-- Start Input records --

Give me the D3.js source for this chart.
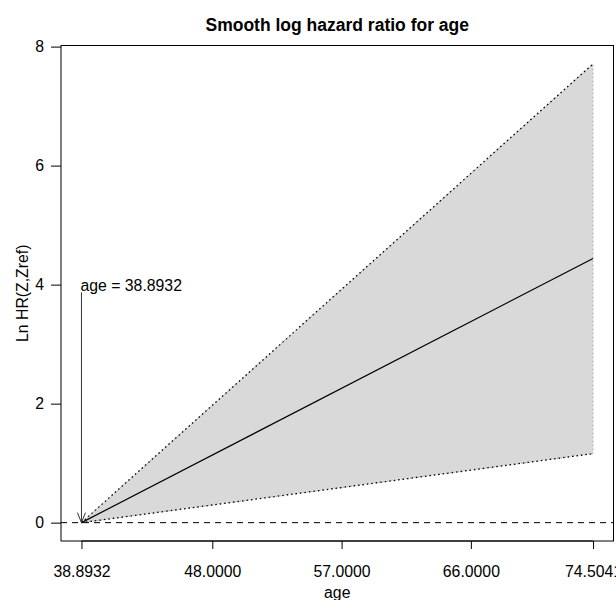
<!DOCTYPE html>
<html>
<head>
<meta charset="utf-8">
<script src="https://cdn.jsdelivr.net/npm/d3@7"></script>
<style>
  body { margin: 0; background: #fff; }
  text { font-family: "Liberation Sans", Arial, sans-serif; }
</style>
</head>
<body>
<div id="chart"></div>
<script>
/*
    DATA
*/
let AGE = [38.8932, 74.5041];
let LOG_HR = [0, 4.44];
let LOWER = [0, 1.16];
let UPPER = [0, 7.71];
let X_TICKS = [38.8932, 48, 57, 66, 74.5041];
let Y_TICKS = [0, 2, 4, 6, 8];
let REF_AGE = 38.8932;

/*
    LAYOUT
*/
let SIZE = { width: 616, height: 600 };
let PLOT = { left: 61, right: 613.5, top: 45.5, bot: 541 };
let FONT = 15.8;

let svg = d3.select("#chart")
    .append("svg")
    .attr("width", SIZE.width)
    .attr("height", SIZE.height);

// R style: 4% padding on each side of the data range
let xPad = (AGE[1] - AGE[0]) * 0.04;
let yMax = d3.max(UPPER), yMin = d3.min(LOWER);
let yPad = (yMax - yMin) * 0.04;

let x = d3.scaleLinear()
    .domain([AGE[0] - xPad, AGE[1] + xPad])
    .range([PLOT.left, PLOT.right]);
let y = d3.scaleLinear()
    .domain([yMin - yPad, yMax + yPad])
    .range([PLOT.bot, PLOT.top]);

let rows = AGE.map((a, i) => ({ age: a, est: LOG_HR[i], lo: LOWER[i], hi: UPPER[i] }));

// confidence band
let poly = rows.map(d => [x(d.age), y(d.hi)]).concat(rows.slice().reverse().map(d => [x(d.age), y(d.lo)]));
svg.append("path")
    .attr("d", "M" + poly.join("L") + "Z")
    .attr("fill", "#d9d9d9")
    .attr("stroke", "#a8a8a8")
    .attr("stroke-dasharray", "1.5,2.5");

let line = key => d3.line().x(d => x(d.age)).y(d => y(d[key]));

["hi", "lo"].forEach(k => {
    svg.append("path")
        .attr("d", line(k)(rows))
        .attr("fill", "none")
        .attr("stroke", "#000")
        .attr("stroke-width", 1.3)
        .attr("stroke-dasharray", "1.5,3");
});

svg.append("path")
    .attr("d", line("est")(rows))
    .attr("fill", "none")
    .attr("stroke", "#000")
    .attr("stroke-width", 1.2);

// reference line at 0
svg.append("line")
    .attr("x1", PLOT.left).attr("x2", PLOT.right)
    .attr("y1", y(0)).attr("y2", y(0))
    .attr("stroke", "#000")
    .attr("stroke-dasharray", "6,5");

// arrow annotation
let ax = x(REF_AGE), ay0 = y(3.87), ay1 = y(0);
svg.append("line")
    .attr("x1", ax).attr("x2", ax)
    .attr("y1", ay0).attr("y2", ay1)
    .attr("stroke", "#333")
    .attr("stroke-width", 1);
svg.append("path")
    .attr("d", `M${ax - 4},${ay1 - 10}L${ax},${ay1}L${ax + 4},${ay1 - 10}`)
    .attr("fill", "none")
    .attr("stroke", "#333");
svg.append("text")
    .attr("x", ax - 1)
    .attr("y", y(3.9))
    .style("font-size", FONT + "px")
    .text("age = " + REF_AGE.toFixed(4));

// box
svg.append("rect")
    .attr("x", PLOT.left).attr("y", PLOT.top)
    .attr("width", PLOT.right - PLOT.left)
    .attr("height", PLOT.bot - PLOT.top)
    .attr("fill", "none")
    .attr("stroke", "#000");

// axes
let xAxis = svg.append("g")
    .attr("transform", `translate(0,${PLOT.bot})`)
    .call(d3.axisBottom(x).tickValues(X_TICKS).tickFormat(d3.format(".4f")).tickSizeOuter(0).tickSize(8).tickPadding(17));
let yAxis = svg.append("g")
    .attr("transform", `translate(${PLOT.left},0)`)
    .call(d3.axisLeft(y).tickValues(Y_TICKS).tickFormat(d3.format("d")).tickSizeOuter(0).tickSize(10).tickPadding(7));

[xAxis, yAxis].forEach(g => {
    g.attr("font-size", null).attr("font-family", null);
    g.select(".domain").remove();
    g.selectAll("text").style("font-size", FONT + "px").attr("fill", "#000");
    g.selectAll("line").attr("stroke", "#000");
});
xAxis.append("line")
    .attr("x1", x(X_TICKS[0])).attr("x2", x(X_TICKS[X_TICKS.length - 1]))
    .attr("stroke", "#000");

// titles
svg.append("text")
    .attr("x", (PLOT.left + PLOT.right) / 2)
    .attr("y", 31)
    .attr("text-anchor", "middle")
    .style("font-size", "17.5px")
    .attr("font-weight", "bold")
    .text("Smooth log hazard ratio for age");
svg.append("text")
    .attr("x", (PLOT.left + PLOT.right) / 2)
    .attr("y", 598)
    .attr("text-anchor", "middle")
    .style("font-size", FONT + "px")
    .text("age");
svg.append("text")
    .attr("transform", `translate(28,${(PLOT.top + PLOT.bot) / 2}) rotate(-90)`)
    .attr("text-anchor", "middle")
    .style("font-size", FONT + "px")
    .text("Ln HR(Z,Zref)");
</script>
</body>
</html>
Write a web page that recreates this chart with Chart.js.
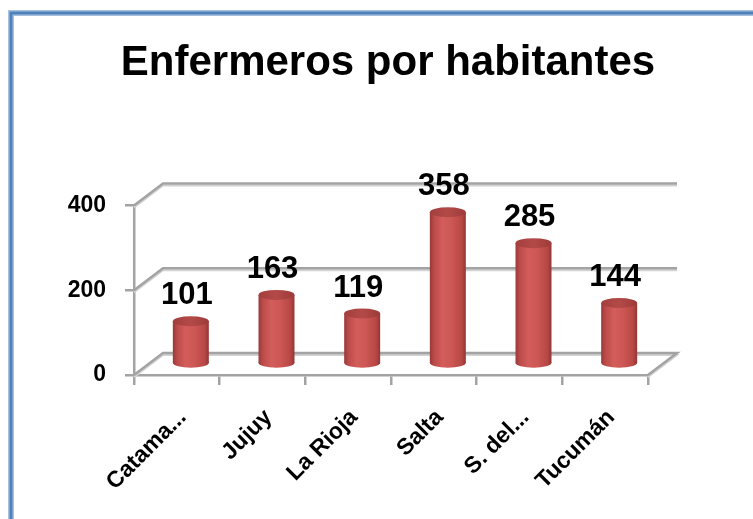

-- End Input records --

_Set problem_:
Retype each entry precisely. Skip images entirely.

_Written reply_:
Give me the D3.js source for this chart.
<!DOCTYPE html>
<html>
<head>
<meta charset="utf-8">
<script src="https://cdn.jsdelivr.net/npm/d3@7"></script>
<style>
  body { margin: 0; background: #fff; }
  text { font-family: "Liberation Sans", Arial, sans-serif; }
</style>
</head>
<body>
<div id="chart"></div>
<script>
/*
    DATA
*/
let AGE = [38.8932, 74.5041];
let LOG_HR = [0, 4.44];
let LOWER = [0, 1.16];
let UPPER = [0, 7.71];
let X_TICKS = [38.8932, 48, 57, 66, 74.5041];
let Y_TICKS = [0, 2, 4, 6, 8];
let REF_AGE = 38.8932;

/*
    LAYOUT
*/
let SIZE = { width: 616, height: 600 };
let PLOT = { left: 61, right: 613.5, top: 45.5, bot: 541 };
let FONT = 15.8;

let svg = d3.select("#chart")
    .append("svg")
    .attr("width", SIZE.width)
    .attr("height", SIZE.height);

// R style: 4% padding on each side of the data range
let xPad = (AGE[1] - AGE[0]) * 0.04;
let yMax = d3.max(UPPER), yMin = d3.min(LOWER);
let yPad = (yMax - yMin) * 0.04;

let x = d3.scaleLinear()
    .domain([AGE[0] - xPad, AGE[1] + xPad])
    .range([PLOT.left, PLOT.right]);
let y = d3.scaleLinear()
    .domain([yMin - yPad, yMax + yPad])
    .range([PLOT.bot, PLOT.top]);

let rows = AGE.map((a, i) => ({ age: a, est: LOG_HR[i], lo: LOWER[i], hi: UPPER[i] }));

// confidence band
let poly = rows.map(d => [x(d.age), y(d.hi)]).concat(rows.slice().reverse().map(d => [x(d.age), y(d.lo)]));
svg.append("path")
    .attr("d", "M" + poly.join("L") + "Z")
    .attr("fill", "#d9d9d9")
    .attr("stroke", "#a8a8a8")
    .attr("stroke-dasharray", "1.5,2.5");

let line = key => d3.line().x(d => x(d.age)).y(d => y(d[key]));

["hi", "lo"].forEach(k => {
    svg.append("path")
        .attr("d", line(k)(rows))
        .attr("fill", "none")
        .attr("stroke", "#000")
        .attr("stroke-width", 1.3)
        .attr("stroke-dasharray", "1.5,3");
});

svg.append("path")
    .attr("d", line("est")(rows))
    .attr("fill", "none")
    .attr("stroke", "#000")
    .attr("stroke-width", 1.2);

// reference line at 0
svg.append("line")
    .attr("x1", PLOT.left).attr("x2", PLOT.right)
    .attr("y1", y(0)).attr("y2", y(0))
    .attr("stroke", "#000")
    .attr("stroke-dasharray", "6,5");

// arrow annotation
let ax = x(REF_AGE), ay0 = y(3.87), ay1 = y(0);
svg.append("line")
    .attr("x1", ax).attr("x2", ax)
    .attr("y1", ay0).attr("y2", ay1)
    .attr("stroke", "#333")
    .attr("stroke-width", 1);
svg.append("path")
    .attr("d", `M${ax - 4},${ay1 - 10}L${ax},${ay1}L${ax + 4},${ay1 - 10}`)
    .attr("fill", "none")
    .attr("stroke", "#333");
svg.append("text")
    .attr("x", ax - 1)
    .attr("y", y(3.9))
    .style("font-size", FONT + "px")
    .text("age = " + REF_AGE.toFixed(4));

// box
svg.append("rect")
    .attr("x", PLOT.left).attr("y", PLOT.top)
    .attr("width", PLOT.right - PLOT.left)
    .attr("height", PLOT.bot - PLOT.top)
    .attr("fill", "none")
    .attr("stroke", "#000");

// axes
let xAxis = svg.append("g")
    .attr("transform", `translate(0,${PLOT.bot})`)
    .call(d3.axisBottom(x).tickValues(X_TICKS).tickFormat(d3.format(".4f")).tickSizeOuter(0).tickSize(8).tickPadding(17));
let yAxis = svg.append("g")
    .attr("transform", `translate(${PLOT.left},0)`)
    .call(d3.axisLeft(y).tickValues(Y_TICKS).tickFormat(d3.format("d")).tickSizeOuter(0).tickSize(10).tickPadding(7));

[xAxis, yAxis].forEach(g => {
    g.attr("font-size", null).attr("font-family", null);
    g.select(".domain").remove();
    g.selectAll("text").style("font-size", FONT + "px").attr("fill", "#000");
    g.selectAll("line").attr("stroke", "#000");
});
xAxis.append("line")
    .attr("x1", x(X_TICKS[0])).attr("x2", x(X_TICKS[X_TICKS.length - 1]))
    .attr("stroke", "#000");

// titles
svg.append("text")
    .attr("x", (PLOT.left + PLOT.right) / 2)
    .attr("y", 31)
    .attr("text-anchor", "middle")
    .style("font-size", "17.5px")
    .attr("font-weight", "bold")
    .text("Smooth log hazard ratio for age");
svg.append("text")
    .attr("x", (PLOT.left + PLOT.right) / 2)
    .attr("y", 598)
    .attr("text-anchor", "middle")
    .style("font-size", FONT + "px")
    .text("age");
svg.append("text")
    .attr("transform", `translate(28,${(PLOT.top + PLOT.bot) / 2}) rotate(-90)`)
    .attr("text-anchor", "middle")
    .style("font-size", FONT + "px")
    .text("Ln HR(Z,Zref)");
</script>
</body>
</html>
Write a web page that recreates this chart with Chart.js.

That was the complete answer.